Keep your toes about the nose.
Any lower extremity pain or swelling you may be experiencing can often be caused by poor circulation. To ensure a full recovery, it’s advisable to elevate your legs, keeping the affected area or limbs above the heart to promote good circulation.4
If you’re lying down, lift your legs above your hips by placing a couple of pillows underneath to prop yourself up. This technique is highly effective in minimising any pain or discomfort felt in your legs, ankles and feet. Try and exercise rotations whilst your feet are elevated to further encourage circulatory function.
Get Your Strength Back
“Physiotherapy rehab is an essential treatment as it maximises patient independence and significantly lowers the risk of complications.”
It may be the last thing you feel like doing, but it’s so important to try and move around as much as possible to gain back your strength and prevent future chronic pain after an orthopaedic procedure.
A physiotherapist will assist you with your exercises in a safe manner which avoids injury with specific and tailored stretching. Walking or massaging the area is a good place to start. Hip surgery recipients often require assistive devices like walking aids to get around. Knee surgery recipients can use crutches.
By following your therapy recommendations, you’ll encourage blood flow, reduce discomfort and fast-track the recovery process. Physiotherapy rehab is an essential treatment as it maximises patient independence and significantly lowers the risk of complications.4 Some patients may begin their recovery at home, while others recover best within a short-term rehab centre, which offers around-the-clock support.
Rest Up And Recover
“You won’t be able to carry out your regular activities immediately after surgery, so rest up and allow your body the time it needs to recover and minimise your pain.”

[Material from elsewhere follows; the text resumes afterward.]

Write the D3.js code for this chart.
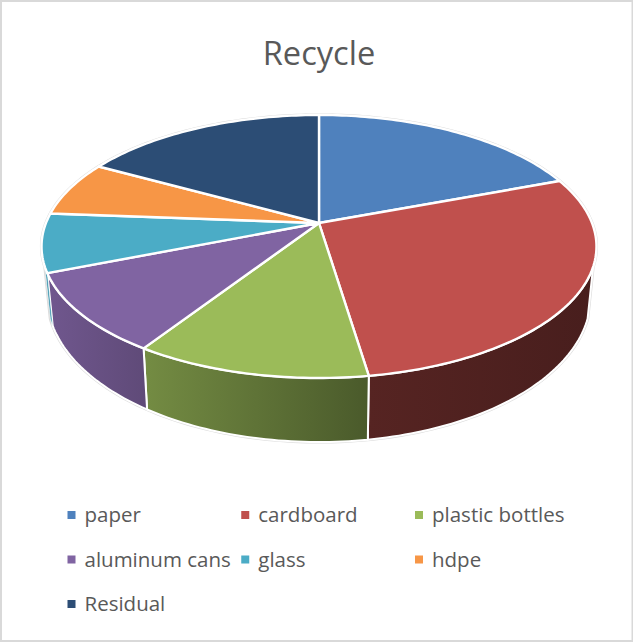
<!DOCTYPE html>
<html><head><meta charset="utf-8">
<script src="https://cdn.jsdelivr.net/npm/d3@7/dist/d3.min.js"></script>
<style>html,body{margin:0;padding:0;background:#fff}svg{display:block}text{font-family:"Open Sans",sans-serif}</style>
</head><body><div id="c"></div>
<script>
const categories = ["paper","cardboard","plastic bottles","aluminum cans","glass","hdpe","Residual"];
const values = [19.3,28.3,11.6,9.8,7.2,6.8,17.0];
const colors = ["#4f81bd","#c0504d","#9bbb59","#8064a2","#4bacc6","#f79646","#2c4d75"];
const wallFrom = ["#3b618e","#562422","#748c43","#70578e","#2f8ea8","#b96f34","#213a58"];
const wallTo   = ["#3b618e","#481e1d","#4a5a2b","#5f4a78","#2f8ea8","#b96f34","#213a58"];

const W=633,H=642;
const svg=d3.select("#c").append("svg").attr("width",W).attr("height",H);
svg.append("rect").attr("x",1).attr("y",1).attr("width",W-1.5).attr("height",H-2)
  .attr("fill","#fff").attr("stroke","#d9d9d9").attr("stroke-width",2);

// perspective projection of the pie disc
const cx=319,cy=223,A=273,B=127.3,k=-0.1787;
function proj(t,f){
  const X=Math.sin(t),Z=Math.cos(t)*-1; // t=0 at back, clockwise
  const d=1+k*Z;
  return [cx+A*(1-0.02*f)*X/d, cy+B*Z/d+f*(46+18*Z)];
}
const pie=d3.pie().sort(null).value(d=>d)(values);
const line=d3.line();
const arcPts=(a,b,f)=>{const n=Math.max(2,Math.ceil(Math.abs(b-a)/0.02));
  return d3.range(n+1).map(i=>proj(a+(b-a)*i/n,f));};

// walls
const vis0=109*Math.PI/180,vis1=251*Math.PI/180;
const defs=svg.append("defs");
pie.forEach((p,i)=>{
  const g=defs.append("linearGradient").attr("id","w"+i);
  g.append("stop").attr("offset",0).attr("stop-color",wallFrom[i]);
  g.append("stop").attr("offset",1).attr("stop-color",wallTo[i]);
});
// faint silhouette
const sil=[...arcPts(0,vis0,0),...arcPts(vis0,vis1,1),...arcPts(vis1,2*Math.PI,0)];
svg.append("path").attr("d",line(sil)+"Z").attr("fill","#fff").attr("stroke","#dcdcdc").attr("stroke-width",3.2);

pie.forEach((p,i)=>{
  const a=Math.max(p.startAngle,vis0),b=Math.min(p.endAngle,vis1);
  if(b<=a) return;
  const pts=[...arcPts(a,b,0),...arcPts(b,a,1)];
  svg.append("path").attr("d",line(pts)+"Z").attr("fill",`url(#w${i})`)
    .attr("stroke","#fff").attr("stroke-width",i===4?0.6:2).attr("stroke-linejoin","round");
});
// top faces
pie.forEach((p,i)=>{
  const pts=[[cx,cy],...arcPts(p.startAngle,p.endAngle,0)];
  svg.append("path").attr("d",line(pts)+"Z").attr("fill",colors[i])
    .attr("stroke","#fff").attr("stroke-width",2.4).attr("stroke-linejoin","round");
});

// title
svg.append("text").attr("x",319).attr("y",65).attr("text-anchor","middle")
  .attr("font-size",32.6).attr("fill","#595959").text("Recycle");

// legend
const colX=d3.scalePoint().domain([0,1,2]).range([67.5,415]);
const rowY=d3.scalePoint().domain([0,1,2]).range([515,604]);
categories.forEach((c,i)=>{
  const x=colX(i%3),y=rowY(Math.floor(i/3));
  svg.append("rect").attr("x",x).attr("y",y-4).attr("width",8).attr("height",8).attr("fill",colors[i]);
  svg.append("text").attr("x",x+17).attr("y",y+7).attr("font-size",20.5).attr("fill","#595959").text(c);
});
</script></body></html>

Take it easy. Pain affects patients on an individual level, but you should avoid exercising too much strength in the early stages of recovery. You won’t be able to carry out your regular activities immediately after surgery, so rest up and allow your body the time it needs to recover and minimise your pain. Don’t push yourself beyond the limits your physiotherapist has set for your recovery. Running into any complications with your hip or knee replacement is the last thing you need.
Don’t ignore severe discomfort that interferes with your sleep, and remember to take your medication as prescribed. Getting plenty of sleep will provide some much needed relief from any pain you may be experiencing; but do try to walk every couple of hours while you’re awake.
Dr Jason Tsung does not endorse any treatments, procedures or products referenced herein. This information is provided as an educational service and is not intended to serve as medical advice. Anyone seeking specific orthopaedic advice or assistance should consult his or her orthopaedic surgeon.
- Health Quality Ontario. 2005. Physiotherapy Rehabilitation After Total Knee or Hip Replacement: An Evidence-Based Analysis. Ontario Health Technology Assessment Series, 5(8), pp. 1-91.
- Ni S.H., Jiang W.T., Guo L., Jin Y.H., Jiang T.L., Zhao Y., Zhao J., 2015. Cryotherapy on postoperative rehabilitation of joint arthroplasty. Knee Surg Sports Traumatol Arthrosc 23:3354–3361.
- Hays, M.B. and Mayfield, J.F., 1988. Total blood loss in major joint arthroplasty: a comparison of cemented and noncemented hip and knee operations. The Journal of arthroplasty, 3, pp. 47-49.
- Sinatra, R.S., Torres, J. and Bustos, A.M., 2002. Pain management after major orthopaedic surgery: current strategies and new concepts. Journal of the American Academy of Orthopaedic Surgeons, 10(2), pp. 117-129.
- Argenson J.N., Parratte S., Bertani A., Aubaniac J.M., Lombardi A.V. Jr., Berend K.R., Adams J.B., Lonner J.H., Mahoney O.M., Kinsey T.L., John T.K., Conditt M.A., 2009. The new arthritic patient and arthroplasty treatment options. J Bone Joint Surg Am, 43-8.